# [Objective]
Transcribe the material word for word, but without the images.

# [Dataset excerpt]

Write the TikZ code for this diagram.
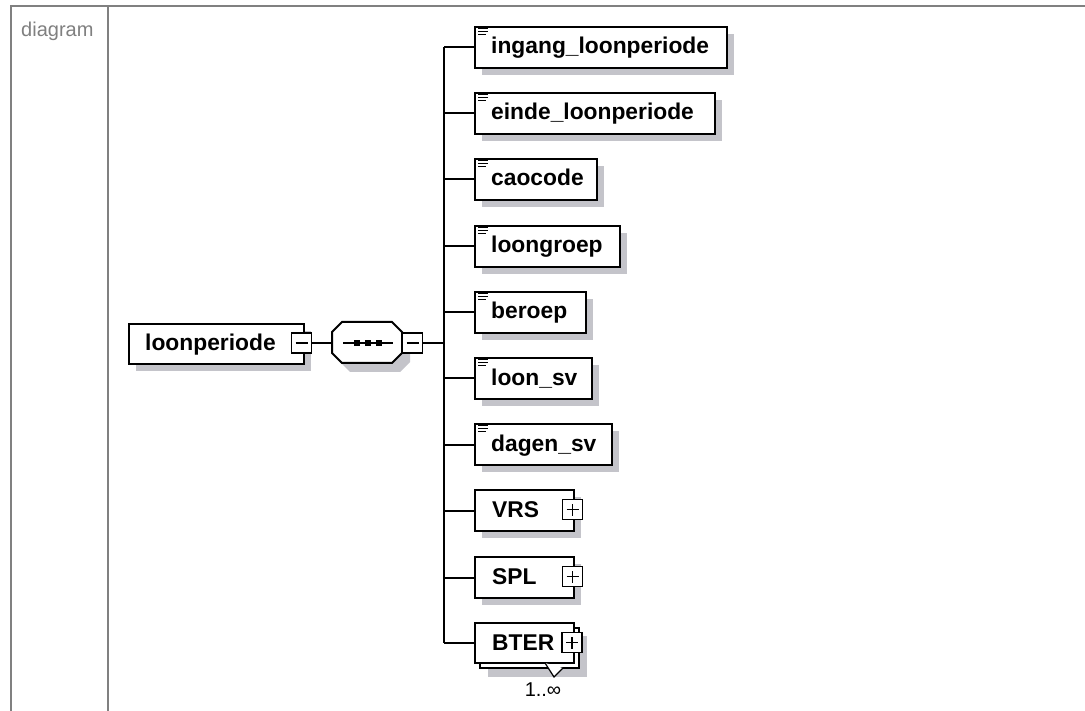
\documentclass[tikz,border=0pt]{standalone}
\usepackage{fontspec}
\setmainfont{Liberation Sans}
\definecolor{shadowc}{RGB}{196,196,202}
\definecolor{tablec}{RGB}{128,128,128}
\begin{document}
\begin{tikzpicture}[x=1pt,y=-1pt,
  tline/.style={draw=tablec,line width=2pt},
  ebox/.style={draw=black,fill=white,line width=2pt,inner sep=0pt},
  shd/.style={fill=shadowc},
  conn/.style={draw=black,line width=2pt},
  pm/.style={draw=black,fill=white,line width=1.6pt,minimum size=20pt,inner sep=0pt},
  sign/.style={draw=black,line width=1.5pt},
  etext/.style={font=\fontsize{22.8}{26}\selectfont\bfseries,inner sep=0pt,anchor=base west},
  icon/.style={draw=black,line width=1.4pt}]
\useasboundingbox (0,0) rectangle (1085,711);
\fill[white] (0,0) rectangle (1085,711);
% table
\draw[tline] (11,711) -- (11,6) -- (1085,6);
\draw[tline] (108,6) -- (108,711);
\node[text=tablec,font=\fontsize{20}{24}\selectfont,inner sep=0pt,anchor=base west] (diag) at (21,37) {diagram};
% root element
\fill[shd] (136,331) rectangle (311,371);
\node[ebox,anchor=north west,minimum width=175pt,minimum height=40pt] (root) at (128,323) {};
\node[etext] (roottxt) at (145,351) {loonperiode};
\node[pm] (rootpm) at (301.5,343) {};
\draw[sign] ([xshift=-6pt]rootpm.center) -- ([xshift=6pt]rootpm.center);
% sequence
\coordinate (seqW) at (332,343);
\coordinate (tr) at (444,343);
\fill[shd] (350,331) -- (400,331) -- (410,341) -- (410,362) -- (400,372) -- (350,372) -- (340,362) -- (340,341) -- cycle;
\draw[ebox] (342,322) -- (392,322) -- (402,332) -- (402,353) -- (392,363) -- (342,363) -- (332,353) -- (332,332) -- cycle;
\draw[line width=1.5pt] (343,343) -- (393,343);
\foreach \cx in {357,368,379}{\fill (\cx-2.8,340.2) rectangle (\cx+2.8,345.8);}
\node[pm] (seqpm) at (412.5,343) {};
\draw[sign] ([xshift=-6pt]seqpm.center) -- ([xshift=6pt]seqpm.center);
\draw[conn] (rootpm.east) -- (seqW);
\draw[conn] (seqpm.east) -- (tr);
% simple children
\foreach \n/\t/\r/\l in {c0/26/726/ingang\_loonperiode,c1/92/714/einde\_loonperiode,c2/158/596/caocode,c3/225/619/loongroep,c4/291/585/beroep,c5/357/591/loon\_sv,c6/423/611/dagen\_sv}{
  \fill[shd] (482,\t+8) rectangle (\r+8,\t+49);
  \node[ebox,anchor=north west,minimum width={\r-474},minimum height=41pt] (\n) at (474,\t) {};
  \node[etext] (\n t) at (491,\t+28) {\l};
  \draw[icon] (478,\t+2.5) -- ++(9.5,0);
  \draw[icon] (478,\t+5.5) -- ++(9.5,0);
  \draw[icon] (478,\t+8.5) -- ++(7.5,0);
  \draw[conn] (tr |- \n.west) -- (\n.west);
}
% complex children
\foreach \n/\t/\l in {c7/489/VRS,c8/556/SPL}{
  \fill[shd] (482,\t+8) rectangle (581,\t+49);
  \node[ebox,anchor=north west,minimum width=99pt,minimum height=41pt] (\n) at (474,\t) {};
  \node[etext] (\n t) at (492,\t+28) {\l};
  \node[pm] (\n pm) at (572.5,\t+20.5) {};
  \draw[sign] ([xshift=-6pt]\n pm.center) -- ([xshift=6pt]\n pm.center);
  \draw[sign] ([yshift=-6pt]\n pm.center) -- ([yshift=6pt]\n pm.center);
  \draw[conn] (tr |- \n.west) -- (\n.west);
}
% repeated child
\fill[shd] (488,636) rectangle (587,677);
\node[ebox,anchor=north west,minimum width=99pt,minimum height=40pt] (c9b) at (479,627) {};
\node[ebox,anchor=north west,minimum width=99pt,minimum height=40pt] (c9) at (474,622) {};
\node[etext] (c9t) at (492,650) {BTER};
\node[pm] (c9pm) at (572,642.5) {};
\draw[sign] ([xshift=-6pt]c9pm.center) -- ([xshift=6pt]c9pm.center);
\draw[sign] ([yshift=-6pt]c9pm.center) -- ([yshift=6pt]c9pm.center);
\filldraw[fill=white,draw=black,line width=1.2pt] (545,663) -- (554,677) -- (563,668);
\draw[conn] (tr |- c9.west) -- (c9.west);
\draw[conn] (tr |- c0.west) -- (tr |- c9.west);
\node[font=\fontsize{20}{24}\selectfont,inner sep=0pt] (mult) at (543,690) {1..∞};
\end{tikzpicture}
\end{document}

# [Answer in full]
Write the TikZ code for this diagram.
\documentclass[tikz,border=0pt]{standalone}
\usepackage{fontspec}
\setmainfont{Liberation Sans}
\definecolor{shadowc}{RGB}{196,196,202}
\definecolor{tablec}{RGB}{128,128,128}
\begin{document}
\begin{tikzpicture}[x=1pt,y=-1pt,
  tline/.style={draw=tablec,line width=2pt},
  ebox/.style={draw=black,fill=white,line width=2pt,inner sep=0pt},
  shd/.style={fill=shadowc},
  conn/.style={draw=black,line width=2pt},
  pm/.style={draw=black,fill=white,line width=1.6pt,minimum size=20pt,inner sep=0pt},
  sign/.style={draw=black,line width=1.5pt},
  etext/.style={font=\fontsize{22.8}{26}\selectfont\bfseries,inner sep=0pt,anchor=base west},
  icon/.style={draw=black,line width=1.4pt}]
\useasboundingbox (0,0) rectangle (1085,711);
\fill[white] (0,0) rectangle (1085,711);
% table
\draw[tline] (11,711) -- (11,6) -- (1085,6);
\draw[tline] (108,6) -- (108,711);
\node[text=tablec,font=\fontsize{20}{24}\selectfont,inner sep=0pt,anchor=base west] (diag) at (21,37) {diagram};
% root element
\fill[shd] (136,331) rectangle (311,371);
\node[ebox,anchor=north west,minimum width=175pt,minimum height=40pt] (root) at (128,323) {};
\node[etext] (roottxt) at (145,351) {loonperiode};
\node[pm] (rootpm) at (301.5,343) {};
\draw[sign] ([xshift=-6pt]rootpm.center) -- ([xshift=6pt]rootpm.center);
% sequence
\coordinate (seqW) at (332,343);
\coordinate (tr) at (444,343);
\fill[shd] (350,331) -- (400,331) -- (410,341) -- (410,362) -- (400,372) -- (350,372) -- (340,362) -- (340,341) -- cycle;
\draw[ebox] (342,322) -- (392,322) -- (402,332) -- (402,353) -- (392,363) -- (342,363) -- (332,353) -- (332,332) -- cycle;
\draw[line width=1.5pt] (343,343) -- (393,343);
\foreach \cx in {357,368,379}{\fill (\cx-2.8,340.2) rectangle (\cx+2.8,345.8);}
\node[pm] (seqpm) at (412.5,343) {};
\draw[sign] ([xshift=-6pt]seqpm.center) -- ([xshift=6pt]seqpm.center);
\draw[conn] (rootpm.east) -- (seqW);
\draw[conn] (seqpm.east) -- (tr);
% simple children
\foreach \n/\t/\r/\l in {c0/26/726/ingang\_loonperiode,c1/92/714/einde\_loonperiode,c2/158/596/caocode,c3/225/619/loongroep,c4/291/585/beroep,c5/357/591/loon\_sv,c6/423/611/dagen\_sv}{
  \fill[shd] (482,\t+8) rectangle (\r+8,\t+49);
  \node[ebox,anchor=north west,minimum width={\r-474},minimum height=41pt] (\n) at (474,\t) {};
  \node[etext] (\n t) at (491,\t+28) {\l};
  \draw[icon] (478,\t+2.5) -- ++(9.5,0);
  \draw[icon] (478,\t+5.5) -- ++(9.5,0);
  \draw[icon] (478,\t+8.5) -- ++(7.5,0);
  \draw[conn] (tr |- \n.west) -- (\n.west);
}
% complex children
\foreach \n/\t/\l in {c7/489/VRS,c8/556/SPL}{
  \fill[shd] (482,\t+8) rectangle (581,\t+49);
  \node[ebox,anchor=north west,minimum width=99pt,minimum height=41pt] (\n) at (474,\t) {};
  \node[etext] (\n t) at (492,\t+28) {\l};
  \node[pm] (\n pm) at (572.5,\t+20.5) {};
  \draw[sign] ([xshift=-6pt]\n pm.center) -- ([xshift=6pt]\n pm.center);
  \draw[sign] ([yshift=-6pt]\n pm.center) -- ([yshift=6pt]\n pm.center);
  \draw[conn] (tr |- \n.west) -- (\n.west);
}
% repeated child
\fill[shd] (488,636) rectangle (587,677);
\node[ebox,anchor=north west,minimum width=99pt,minimum height=40pt] (c9b) at (479,627) {};
\node[ebox,anchor=north west,minimum width=99pt,minimum height=40pt] (c9) at (474,622) {};
\node[etext] (c9t) at (492,650) {BTER};
\node[pm] (c9pm) at (572,642.5) {};
\draw[sign] ([xshift=-6pt]c9pm.center) -- ([xshift=6pt]c9pm.center);
\draw[sign] ([yshift=-6pt]c9pm.center) -- ([yshift=6pt]c9pm.center);
\filldraw[fill=white,draw=black,line width=1.2pt] (545,663) -- (554,677) -- (563,668);
\draw[conn] (tr |- c9.west) -- (c9.west);
\draw[conn] (tr |- c0.west) -- (tr |- c9.west);
\node[font=\fontsize{20}{24}\selectfont,inner sep=0pt] (mult) at (543,690) {1..∞};
\end{tikzpicture}
\end{document}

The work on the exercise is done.